State-run refining giant Sinopec sees limited oil product exports in Q2 compared with the same period last year as the number of willing buyers in the international market dwindled following the pandemic, Sinopec's Senior Vice President Ling Yiqun said last week, S&P Global reported.
One of its units Guangzhou Petrochemical has cut its jet fuel exports further by 70% to around 30,000 mt in April from normal level of 100,000 mt/month, according to a company source.
Another state-owned integrated oil and gas giant PetroChina slashed its April exports from March for its refineries, including cutting a half to 60,000 mt from its Liaoyang Petrochemical and 22% reduction to 350,000 tons from its exporting-oriented West Pacific Petrochemical Corp. or Wepec.

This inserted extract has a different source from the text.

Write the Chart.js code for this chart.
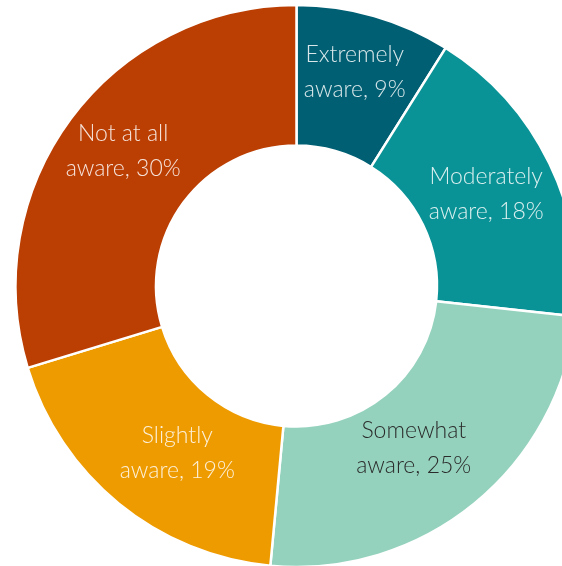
<!DOCTYPE html>
<html><head><meta charset="utf-8">
<script src="https://cdn.jsdelivr.net/npm/chart.js@4/dist/chart.umd.min.js"></script>
<style>
html,body{margin:0;padding:0;background:#fff;overflow:hidden;}
#wrap{width:562px;height:566px;overflow:hidden;position:relative;}
#box{position:absolute;left:0;top:0;width:593px;height:572px;}
</style></head><body>
<div id="wrap"><div id="box"><canvas id="c"></canvas></div></div>
<script>
const categories = [["Extremely","aware, 9%"],["Moderately","aware, 18%"],["Somewhat","aware, 25%"],["Slightly","aware, 19%"],["Not at all","aware, 30%"]];
const values = [9, 18, 25, 19, 30];
const colors = ["#005f73", "#0a9396", "#94d2bd", "#ee9b00", "#bb3e03"];
const labelColors = ["rgba(255,255,255,0.85)","rgba(255,255,255,0.85)","#2b2b2b","rgba(255,255,255,0.85)","rgba(255,255,255,0.85)"];

const labelPlugin = {
  id: 'segLabels',
  afterDatasetsDraw(chart, args, opts) {
    const ctx = chart.ctx;
    const meta = chart.getDatasetMeta(0);
    const nudges = opts.nudges || [];
    ctx.save();
    ctx.font = '300 23px Lato';
    ctx.textAlign = 'center';
    ctx.textBaseline = 'middle';
    meta.data.forEach((arc, i) => {
      const p = arc.tooltipPosition();
      const n = nudges[i] || [0, 0];
      const lines = categories[i];
      const lh = 35;
      ctx.fillStyle = labelColors[i];
      lines.forEach((t, j) => {
        ctx.fillText(t, p.x + n[0], p.y + n[1] + (j - (lines.length - 1) / 2) * lh);
      });
    });
    ctx.restore();
  }
};

new Chart(document.getElementById('c'), {
  type: 'doughnut',
  data: {
    labels: categories.map(c => c.join(' ')),
    datasets: [{
      data: values,
      backgroundColor: colors,
      borderColor: '#ffffff',
      borderWidth: 2.5
    }]
  },
  options: {
    responsive: true,
    maintainAspectRatio: false,
    animation: false,
    cutout: '50%',
    layout: { padding: 3.75 },
    plugins: {
      legend: { display: false },
      tooltip: { enabled: false },
      segLabels: { nudges: [[0,-11],[0,0],[-16,-1],[14,4],[-4,-9]] }
    }
  },
  plugins: [labelPlugin]
});
</script>
</body></html>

Moreover, its subsidiary Guangxi Petrochemical, which exports up to 370,000 tons per month, planned to suspend exports and extend its shut down despite the 50-day maintenance that finished end-March.
The refinery exported 290,000 mt and 325,000 tons of oil products in February and March, respectively, during the maintenance. Sinochem Quanzhou Petrochemical was also said to reduce its product exports.
A Singapore-based market observer said that China's gasoline exports loading slowed down in the second half of March to about 760,000 tons compared with 950,000 in H1 March, suggesting the declining trend began as the pandemic spread.